Deep learning is a form of machine learning that is typically based on an artificial neural network, so it mimics human thinking and relies on sensing and analyzing patterns and conditions rather than following task-based rules. Although the researchers’ deep-learning system started with the five factors, it quickly found others that were relevant to its task. So the system added characteristics such as dividend yield, leverage, liquidity, bid-ask spread, and even macroeconomic conditions. Using these deep-learning factors, the researchers’ portfolio outperformed a cap-weighted portfolio drawn from 3,000 stocks between the years 2011 and 2017.

 “Our method is the first one that unifies all procedures of the characteristics-based asset pricing models with a clear optimization objective,” the researchers write.
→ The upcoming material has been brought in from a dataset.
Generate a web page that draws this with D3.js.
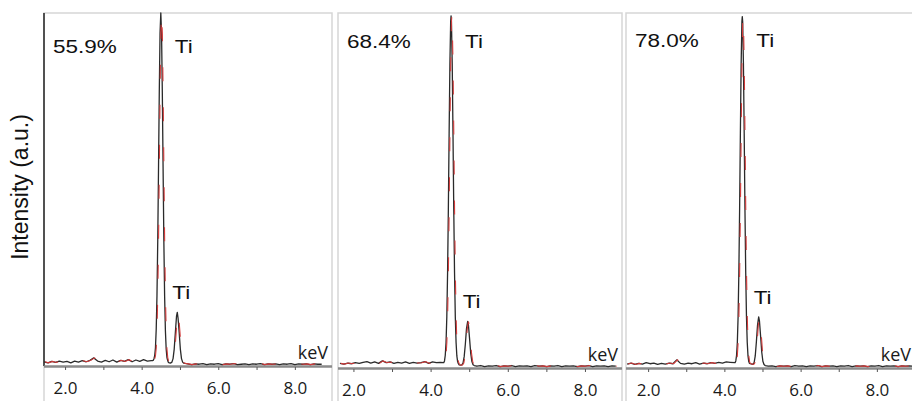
<!DOCTYPE html>
<html>
<head>
<meta charset="utf-8">
<script src="https://cdn.jsdelivr.net/npm/d3@7"></script>
<style>
  html, body { margin: 0; padding: 0; background: #fff; }
  svg { display: block; }
</style>
</head>
<body>
<div id="chart"></div>
<script>
// EDS spectra of three samples, Ti K-alpha / K-beta peaks.
// Intensity is in arbitrary units, main peak ~100.

const sampleLabels = ["55.9%", "68.4%", "78.0%"];
const peakLabel = "Ti";
const xTicks = [2, 4, 6, 8];
const xMinorTicks = [2, 3, 4, 5, 6, 7, 8];
const kAlphaE = [4.50, 4.53, 4.47];
const kBetaE = [4.93, 4.96, 4.90];
const kBetaI = [15.2, 13.1, 14.4];
const xDomains = [[1.45, 8.97], [1.60, 8.96], [1.42, 9.0]];

// [keV, counts]
const spec1 = [
  [1.45,1.2],[1.55,0.9],[1.65,1.3],[1.75,1.0],[1.85,1.4],[1.95,1.1],[2.05,1.3],[2.15,0.9],[2.25,1.4],[2.35,1.1],
  [2.45,1.5],[2.55,1.2],[2.65,1.6],[2.75,2.3],[2.85,1.4],[2.95,1.1],[3.05,1.6],[3.15,1.2],[3.25,1.7],[3.35,1.1],
  [3.45,1.6],[3.55,1.3],[3.65,1.8],[3.75,1.2],[3.85,1.7],[3.95,1.3],[4.05,1.8],[4.15,1.4],[4.25,1.5],
  [4.28,1.5],[4.30,1.6],[4.32,2.0],[4.34,2.9],[4.36,5.1],[4.38,10.4],[4.40,20.0],[4.42,35.4],[4.44,55.9],[4.46,77.5],
  [4.48,94.4],[4.50,100],[4.52,93.9],[4.54,77.0],[4.56,55.5],[4.58,35.0],[4.60,19.6],[4.62,10.0],[4.64,4.8],[4.66,2.4],
  [4.68,1.5],[4.70,1.0],[4.72,0.9],
  [4.76,0.85],[4.79,1.1],[4.82,2.1],[4.85,4.8],[4.88,9.5],[4.91,14.1],[4.93,15.2],[4.95,13.6],[4.98,9.5],[5.01,4.8],
  [5.04,2.1],[5.07,1.1],[5.10,0.8],
  [5.2,0.6],[5.3,0.4],[5.4,0.6],[5.5,0.5],[5.6,0.7],[5.7,0.4],[5.8,0.6],[5.9,0.5],[6.0,0.7],[6.1,0.4],
  [6.2,0.6],[6.3,0.5],[6.4,0.7],[6.5,0.4],[6.6,0.5],[6.7,0.6],[6.8,0.4],[6.9,0.6],[7.0,0.5],[7.1,0.7],
  [7.2,0.4],[7.3,0.6],[7.4,0.5],[7.5,0.6],[7.6,0.4],[7.7,0.6],[7.8,0.5],[7.9,0.7],[8.0,0.4],[8.1,0.6],
  [8.2,0.5],[8.3,0.6],[8.4,0.4],[8.5,0.6],[8.6,0.5],[8.7,0.5]
];

const spec2 = [
  [1.65,1.3],[1.75,1.1],[1.85,1.4],[1.95,1.2],[2.05,1.5],[2.15,1.3],[2.25,1.6],[2.35,1.8],[2.45,1.4],[2.55,1.7],
  [2.65,1.3],[2.75,2.0],[2.85,1.5],[2.95,1.7],[3.05,1.3],[3.15,1.6],[3.25,1.4],[3.35,1.7],[3.45,1.3],[3.55,1.6],
  [3.65,1.4],[3.75,1.5],[3.85,1.8],[3.95,1.3],[4.05,1.7],[4.15,1.5],[4.25,1.6],
  [4.34,1.5],[4.36,2.0],[4.38,3.6],[4.40,7.2],[4.42,14.4],[4.44,26.9],[4.46,44.8],[4.48,66.1],[4.50,85.7],[4.52,97.6],
  [4.53,99.2],[4.54,97.6],[4.56,85.7],[4.58,66.1],[4.60,44.8],[4.62,26.9],[4.64,14.4],[4.66,7.2],[4.68,3.4],[4.70,1.8],
  [4.72,1.2],[4.74,0.9],
  [4.78,0.8],[4.81,0.9],[4.84,1.4],[4.87,3.2],[4.90,6.7],[4.93,11.1],[4.96,13.1],[4.98,12.1],[5.01,8.2],[5.04,4.1],
  [5.07,1.8],[5.10,0.9],[5.13,0.7],
  [5.2,0.5],[5.3,0.7],[5.4,0.4],[5.5,0.6],[5.6,0.5],[5.7,0.7],[5.8,0.4],[5.9,0.6],[6.0,0.5],[6.1,0.7],
  [6.2,0.4],[6.3,0.6],[6.4,0.5],[6.5,0.6],[6.6,0.4],[6.7,0.7],[6.8,0.5],[6.9,0.6],[7.0,0.4],[7.1,0.6],
  [7.2,0.5],[7.3,0.7],[7.4,0.4],[7.5,0.6],[7.6,0.5],[7.7,0.6],[7.8,0.4],[7.9,0.6],[8.0,0.5],[8.1,0.7],
  [8.2,0.4],[8.3,0.6],[8.4,0.5],[8.5,0.6],[8.6,0.4],[8.7,0.6],[8.8,0.5]
];

const spec3 = [
  [1.45,1.1],[1.55,1.4],[1.65,1.0],[1.75,1.3],[1.85,1.1],[1.95,1.5],[2.05,1.2],[2.15,1.4],[2.25,1.0],[2.35,1.3],
  [2.45,1.1],[2.55,1.4],[2.65,1.2],[2.75,2.3],[2.85,1.3],[2.95,1.1],[3.05,1.4],[3.15,1.2],[3.25,1.5],[3.35,1.1],
  [3.45,1.4],[3.55,1.2],[3.65,1.5],[3.75,1.3],[3.85,1.6],[3.95,1.4],[4.05,1.7],[4.15,1.6],
  [4.28,1.5],[4.30,2.0],[4.32,3.6],[4.34,7.2],[4.36,14.4],[4.38,26.9],[4.40,44.8],[4.42,66.1],[4.44,85.7],[4.46,97.6],
  [4.47,99.0],[4.48,97.6],[4.50,85.7],[4.52,66.1],[4.54,44.8],[4.56,26.9],[4.58,14.4],[4.60,7.2],[4.62,3.4],[4.64,1.8],
  [4.66,1.3],[4.68,1.2],
  [4.72,1.1],[4.75,1.0],[4.78,1.5],[4.81,3.4],[4.84,7.4],[4.87,12.1],[4.90,14.4],[4.92,13.3],[4.95,9.0],[4.98,4.5],
  [5.01,1.9],[5.04,1.0],[5.07,0.7],
  [5.15,0.5],[5.25,0.6],[5.35,0.4],[5.45,0.6],[5.55,0.5],[5.65,0.6],[5.75,0.4],[5.85,0.7],[5.95,0.5],[6.05,0.6],
  [6.15,0.4],[6.25,0.6],[6.35,0.5],[6.45,0.7],[6.55,0.4],[6.65,0.6],[6.75,0.5],[6.85,0.6],[6.95,0.4],[7.05,0.6],
  [7.15,0.5],[7.25,0.7],[7.35,0.4],[7.45,0.6],[7.55,0.5],[7.65,0.6],[7.75,0.4],[7.85,0.6],[7.95,0.5],[8.05,0.7],
  [8.15,0.4],[8.25,0.6],[8.35,0.5],[8.45,0.6],[8.55,0.4],[8.65,0.6],[8.75,0.5],[8.85,0.6],[8.95,0.5]
];

const spectra = [spec1, spec2, spec3];

// panel boxes in pixels
const panels = [
  { left: 44,  right: 332, axisY: 366, labelY: 53, blackAxis: true },
  { left: 338, right: 622, axisY: 368, labelY: 48, blackAxis: false },
  { left: 626, right: 915, axisY: 368, labelY: 47, blackAxis: false }
];
const frameTop = 13;

const W = 912, H = 401;
const svg = d3.select("#chart").append("svg")
  .attr("width", W).attr("height", H)
  .style("font-family", "'Liberation Sans', Arial, sans-serif");

// y axis title
svg.append("text")
  .attr("transform", "translate(28,187) rotate(-90)")
  .attr("text-anchor", "middle")
  .attr("font-size", "23px")
  .attr("fill", "#111")
  .text("Intensity (a.u.)");

panels.forEach((p, i) => {
  const x = d3.scaleLinear().domain(xDomains[i]).range([p.left, p.right]);
  const y = d3.scaleLinear().domain([0, 100]).range([p.axisY, frameTop]);
  const g = svg.append("g");

  // light frame
  g.append("rect")
    .attr("x", p.left).attr("y", frameTop)
    .attr("width", p.right - p.left).attr("height", H + 10 - frameTop)
    .attr("fill", "none").attr("stroke", "#d6d6d6").attr("stroke-width", 1.5);

  if (p.blackAxis) {
    g.append("line")
      .attr("x1", p.left).attr("x2", p.left)
      .attr("y1", frameTop).attr("y2", p.axisY)
      .attr("stroke", "#222").attr("stroke-width", 1.5);
  }

  // x axis band + minor ticks
  g.append("line")
    .attr("x1", p.left).attr("x2", p.right)
    .attr("y1", p.axisY + 0.5).attr("y2", p.axisY + 0.5)
    .attr("stroke", "#8a8a8a").attr("stroke-width", 2.5);

  const minor = g.append("g")
    .attr("transform", `translate(0,${p.axisY + 1})`)
    .call(d3.axisBottom(x).tickValues(xMinorTicks).tickSize(3).tickFormat(""));
  minor.select(".domain").remove();
  minor.selectAll(".tick line").attr("stroke", "#555");

  const major = g.append("g")
    .attr("transform", `translate(0,${p.axisY + 13})`)
    .call(d3.axisBottom(x).tickValues(xTicks).tickSize(0).tickFormat(d3.format(".1f")));
  major.select(".domain").remove();
  major.selectAll(".tick text")
    .attr("font-family", "'Open Sans', sans-serif")
    .attr("font-size", "17px")
    .attr("fill", "#1a1a1a");

  // keV tag
  g.append("text")
    .attr("x", p.right - 4).attr("y", p.axisY - 7)
    .attr("text-anchor", "end")
    .attr("font-family", "'Open Sans', sans-serif")
    .attr("font-size", "18px")
    .attr("fill", "#1a1a1a")
    .text("keV");

  // spectrum (black) and fit overlay (red)
  const line = d3.line().x(d => x(d[0])).y(d => y(d[1]));
  const clipId = "clip" + i;
  svg.append("clipPath").attr("id", clipId)
    .append("rect").attr("x", p.left).attr("y", 0)
    .attr("width", p.right - p.left).attr("height", H);

  g.append("path")
    .datum(spectra[i])
    .attr("clip-path", `url(#${clipId})`)
    .attr("fill", "none")
    .attr("stroke", "#2a2a2a")
    .attr("stroke-width", 1.3)
    .attr("stroke-linejoin", "round")
    .attr("d", line);

  g.append("path")
    .datum(spectra[i])
    .attr("clip-path", `url(#${clipId})`)
    .attr("transform", "translate(0.8,0)")
    .attr("fill", "none")
    .attr("stroke", "#d23a3a")
    .attr("stroke-width", 1.1)
    .attr("stroke-dasharray", "14,26")
    .attr("d", line);

  // labels
  const lab = (tx, ty, txt) => g.append("text")
    .attr("transform", `translate(${tx},${ty}) scale(1.25,1)`)
    .attr("font-size", "18px")
    .attr("fill", "#111")
    .text(txt);

  lab(p.left + 9, p.labelY, sampleLabels[i]);
  lab(x(kAlphaE[i]) + 14, p.labelY, peakLabel);
  lab(x(kBetaE[i]) - 5, y(kBetaI[i]) - 13, peakLabel);
});
</script>
</body>
</html>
The research further validates factor analysis of stock returns and offers the promise that if deep learning is set on the right path and given enough computational power, it can productively manage portfolios and gain new insights as conditions change. In this study, Feng, Polson, and Xu’s framework was able to generate superior returns not just to the market but also to more static approaches that relied on either the capital asset pricing model or the five Fama and French factors alone.

Implications of the research may not be limited to portfolio management. If deep learning can identify factors that are relevant to returns under certain market conditions, it may be able to assist in capital budgeting and product management. Such a system could inform corporate executives when it is time to pay down debt or increase spending on research and development.

Deep learning may have a lot to say about how important decisions, now left to humans, wind up getting made.